→ Do this: Write out the material again exactly, please, and omit the pictures.

→ Recorded data:
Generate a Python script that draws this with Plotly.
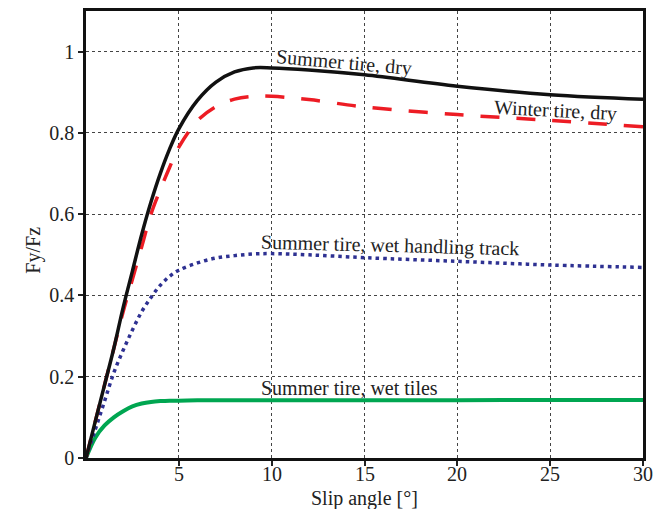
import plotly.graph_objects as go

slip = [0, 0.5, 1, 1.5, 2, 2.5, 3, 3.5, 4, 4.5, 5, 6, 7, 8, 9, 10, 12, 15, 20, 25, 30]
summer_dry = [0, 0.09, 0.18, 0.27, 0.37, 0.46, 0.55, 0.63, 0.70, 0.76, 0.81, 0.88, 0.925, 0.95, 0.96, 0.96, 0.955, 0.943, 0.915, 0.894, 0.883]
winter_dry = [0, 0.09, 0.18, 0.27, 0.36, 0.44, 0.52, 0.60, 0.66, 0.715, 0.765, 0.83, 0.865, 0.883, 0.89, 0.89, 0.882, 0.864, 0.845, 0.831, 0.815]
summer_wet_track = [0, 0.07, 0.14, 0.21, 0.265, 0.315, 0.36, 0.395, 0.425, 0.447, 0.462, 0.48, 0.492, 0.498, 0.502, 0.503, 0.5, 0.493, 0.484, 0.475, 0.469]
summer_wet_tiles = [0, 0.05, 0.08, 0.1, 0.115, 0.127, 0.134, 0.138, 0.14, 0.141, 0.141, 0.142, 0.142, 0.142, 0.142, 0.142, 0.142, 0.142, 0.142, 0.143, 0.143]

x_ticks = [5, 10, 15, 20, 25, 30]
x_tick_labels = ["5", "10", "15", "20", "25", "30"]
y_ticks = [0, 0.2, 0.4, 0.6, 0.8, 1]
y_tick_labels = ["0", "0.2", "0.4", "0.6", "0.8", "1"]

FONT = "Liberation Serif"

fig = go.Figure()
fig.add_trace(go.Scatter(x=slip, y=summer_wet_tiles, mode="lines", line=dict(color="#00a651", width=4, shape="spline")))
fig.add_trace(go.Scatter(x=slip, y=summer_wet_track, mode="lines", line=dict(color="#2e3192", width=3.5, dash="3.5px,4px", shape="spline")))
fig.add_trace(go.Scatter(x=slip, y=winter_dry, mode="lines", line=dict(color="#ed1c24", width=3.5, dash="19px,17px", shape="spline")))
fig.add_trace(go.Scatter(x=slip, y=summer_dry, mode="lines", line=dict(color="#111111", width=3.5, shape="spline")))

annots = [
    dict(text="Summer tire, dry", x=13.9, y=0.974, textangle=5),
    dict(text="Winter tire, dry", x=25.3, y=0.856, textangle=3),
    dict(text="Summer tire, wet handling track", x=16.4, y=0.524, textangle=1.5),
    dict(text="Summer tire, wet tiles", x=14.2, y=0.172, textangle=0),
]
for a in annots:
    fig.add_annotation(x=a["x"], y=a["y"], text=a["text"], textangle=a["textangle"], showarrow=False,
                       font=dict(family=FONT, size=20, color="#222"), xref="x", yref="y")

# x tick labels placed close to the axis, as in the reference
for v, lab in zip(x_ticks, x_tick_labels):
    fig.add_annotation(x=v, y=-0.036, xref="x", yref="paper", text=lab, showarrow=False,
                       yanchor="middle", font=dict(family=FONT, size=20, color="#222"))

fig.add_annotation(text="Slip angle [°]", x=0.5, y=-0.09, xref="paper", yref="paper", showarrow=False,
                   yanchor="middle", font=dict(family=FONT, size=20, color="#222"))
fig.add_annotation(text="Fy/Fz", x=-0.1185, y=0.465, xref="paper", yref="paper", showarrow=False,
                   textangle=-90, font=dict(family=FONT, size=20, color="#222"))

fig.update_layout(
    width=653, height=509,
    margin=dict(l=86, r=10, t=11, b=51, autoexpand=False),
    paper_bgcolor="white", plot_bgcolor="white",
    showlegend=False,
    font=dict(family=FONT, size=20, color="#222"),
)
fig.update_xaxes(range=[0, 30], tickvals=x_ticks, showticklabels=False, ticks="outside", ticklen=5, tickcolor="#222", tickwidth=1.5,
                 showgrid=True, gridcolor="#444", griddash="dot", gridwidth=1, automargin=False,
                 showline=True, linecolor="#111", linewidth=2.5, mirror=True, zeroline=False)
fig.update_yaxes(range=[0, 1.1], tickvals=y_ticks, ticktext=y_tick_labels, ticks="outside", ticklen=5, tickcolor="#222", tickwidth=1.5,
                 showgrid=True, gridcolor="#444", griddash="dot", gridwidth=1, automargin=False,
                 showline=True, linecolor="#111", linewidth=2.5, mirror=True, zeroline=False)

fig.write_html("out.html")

→ Answer to this task:
Generate a Python script that draws this with Plotly.
import plotly.graph_objects as go

slip = [0, 0.5, 1, 1.5, 2, 2.5, 3, 3.5, 4, 4.5, 5, 6, 7, 8, 9, 10, 12, 15, 20, 25, 30]
summer_dry = [0, 0.09, 0.18, 0.27, 0.37, 0.46, 0.55, 0.63, 0.70, 0.76, 0.81, 0.88, 0.925, 0.95, 0.96, 0.96, 0.955, 0.943, 0.915, 0.894, 0.883]
winter_dry = [0, 0.09, 0.18, 0.27, 0.36, 0.44, 0.52, 0.60, 0.66, 0.715, 0.765, 0.83, 0.865, 0.883, 0.89, 0.89, 0.882, 0.864, 0.845, 0.831, 0.815]
summer_wet_track = [0, 0.07, 0.14, 0.21, 0.265, 0.315, 0.36, 0.395, 0.425, 0.447, 0.462, 0.48, 0.492, 0.498, 0.502, 0.503, 0.5, 0.493, 0.484, 0.475, 0.469]
summer_wet_tiles = [0, 0.05, 0.08, 0.1, 0.115, 0.127, 0.134, 0.138, 0.14, 0.141, 0.141, 0.142, 0.142, 0.142, 0.142, 0.142, 0.142, 0.142, 0.142, 0.143, 0.143]

x_ticks = [5, 10, 15, 20, 25, 30]
x_tick_labels = ["5", "10", "15", "20", "25", "30"]
y_ticks = [0, 0.2, 0.4, 0.6, 0.8, 1]
y_tick_labels = ["0", "0.2", "0.4", "0.6", "0.8", "1"]

FONT = "Liberation Serif"

fig = go.Figure()
fig.add_trace(go.Scatter(x=slip, y=summer_wet_tiles, mode="lines", line=dict(color="#00a651", width=4, shape="spline")))
fig.add_trace(go.Scatter(x=slip, y=summer_wet_track, mode="lines", line=dict(color="#2e3192", width=3.5, dash="3.5px,4px", shape="spline")))
fig.add_trace(go.Scatter(x=slip, y=winter_dry, mode="lines", line=dict(color="#ed1c24", width=3.5, dash="19px,17px", shape="spline")))
fig.add_trace(go.Scatter(x=slip, y=summer_dry, mode="lines", line=dict(color="#111111", width=3.5, shape="spline")))

annots = [
    dict(text="Summer tire, dry", x=13.9, y=0.974, textangle=5),
    dict(text="Winter tire, dry", x=25.3, y=0.856, textangle=3),
    dict(text="Summer tire, wet handling track", x=16.4, y=0.524, textangle=1.5),
    dict(text="Summer tire, wet tiles", x=14.2, y=0.172, textangle=0),
]
for a in annots:
    fig.add_annotation(x=a["x"], y=a["y"], text=a["text"], textangle=a["textangle"], showarrow=False,
                       font=dict(family=FONT, size=20, color="#222"), xref="x", yref="y")

# x tick labels placed close to the axis, as in the reference
for v, lab in zip(x_ticks, x_tick_labels):
    fig.add_annotation(x=v, y=-0.036, xref="x", yref="paper", text=lab, showarrow=False,
                       yanchor="middle", font=dict(family=FONT, size=20, color="#222"))

fig.add_annotation(text="Slip angle [°]", x=0.5, y=-0.09, xref="paper", yref="paper", showarrow=False,
                   yanchor="middle", font=dict(family=FONT, size=20, color="#222"))
fig.add_annotation(text="Fy/Fz", x=-0.1185, y=0.465, xref="paper", yref="paper", showarrow=False,
                   textangle=-90, font=dict(family=FONT, size=20, color="#222"))

fig.update_layout(
    width=653, height=509,
    margin=dict(l=86, r=10, t=11, b=51, autoexpand=False),
    paper_bgcolor="white", plot_bgcolor="white",
    showlegend=False,
    font=dict(family=FONT, size=20, color="#222"),
)
fig.update_xaxes(range=[0, 30], tickvals=x_ticks, showticklabels=False, ticks="outside", ticklen=5, tickcolor="#222", tickwidth=1.5,
                 showgrid=True, gridcolor="#444", griddash="dot", gridwidth=1, automargin=False,
                 showline=True, linecolor="#111", linewidth=2.5, mirror=True, zeroline=False)
fig.update_yaxes(range=[0, 1.1], tickvals=y_ticks, ticktext=y_tick_labels, ticks="outside", ticklen=5, tickcolor="#222", tickwidth=1.5,
                 showgrid=True, gridcolor="#444", griddash="dot", gridwidth=1, automargin=False,
                 showline=True, linecolor="#111", linewidth=2.5, mirror=True, zeroline=False)

fig.write_html("out.html")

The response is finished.